When Martha Teichner says, “Humor takes courage”, she could also say this book takes courage. It took courage to write When Harry Met Minnie, and a type of courage to read the book, knowing this is a nonfiction book that involves death and tears. Teichner certainly had to find strength to write this story.

You might know Martha Teichner from CBS news, reporting from around the world, or from CBS Sunday Morning. Unless you run into her in New York City, though, you won’t know her as the owner of beloved bull terriers. Since 1994, she likes to meet up with other dog people at Union Square farmers market early on Saturday morning. That habit brought new people, and a new dog, into her life.
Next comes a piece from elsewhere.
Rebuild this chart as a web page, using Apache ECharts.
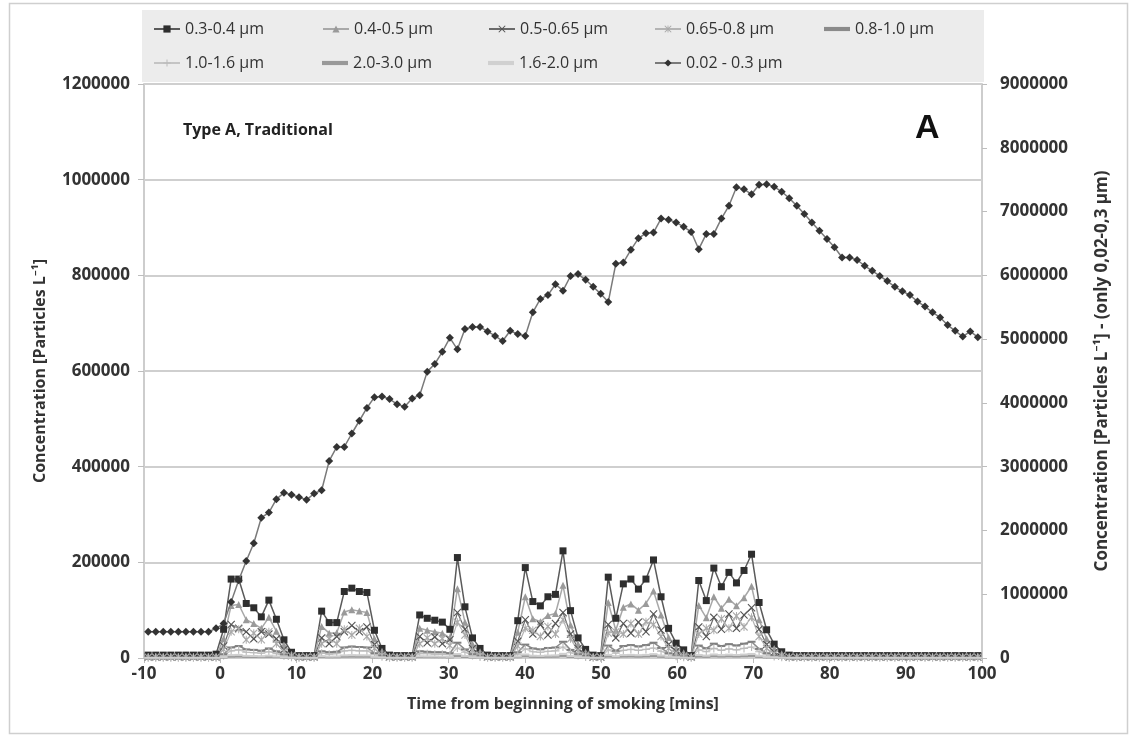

In July, 2016, Teichner and her bull terrier, Minnie, are still mourning the loss of her other dog, Goose. At the farmers market, Martha and Minnie run into Stephen Miller Siegel, who asks about Goose. When he learns Goose is dead, he pulls out a picture of a dog, and says his friend, Carol Fertig, is dying of liver cancer due to exposure to toxins in the city after 9/11, and she’s desperate to find the right home for her older bull terrier, Harry.

Teichner and Carol want to make sure their dogs will accept each other. A good part of the book is about their efforts to bring the two bull terriers together for visits, and, eventually sleepovers. While Teichner is still unsure whether she wants to take on an aging dog with medical problems, Carol tells all of her friends that Martha Teichner is taking Harry. It slowly dawns on Teichner that Carol is giving up Harry so she can “get on with the business of dying”.

Teichner learns so much from Carol Fertig, a woman with a gift for friendship. Those friends are there for Carol, fighting for her treatment right to the end of her life. And, Martha Teichner is there for Carol and for Harry. While the book is emotional, it’s also funny at times. Teichner shares the correspondence between the two as well as her made-up stories about the dogs. Carol can see the funny side of life until the pain becomes too much to bear. Even the story of the attempts to scatter Carol’s ashes are funny, maybe not at the time they happened, but in retrospect.

This is a story of dogs and unexpected friendship, a moving book. It’s an account of the ability of dogs to bring strangers together. When Harry Met Minnie does not have a happy ending, but, then, this is life, not a novel. It’s a moving account of two strangers brought together at just the right moment in their lives.

When Harry Met Minnie by Martha Teichner. Celadon Books, 2021. ISBN 9781250212535 (hardcover), 245p.


FTC Full Disclosure – The publisher sent a copy of the book, hoping I would review it.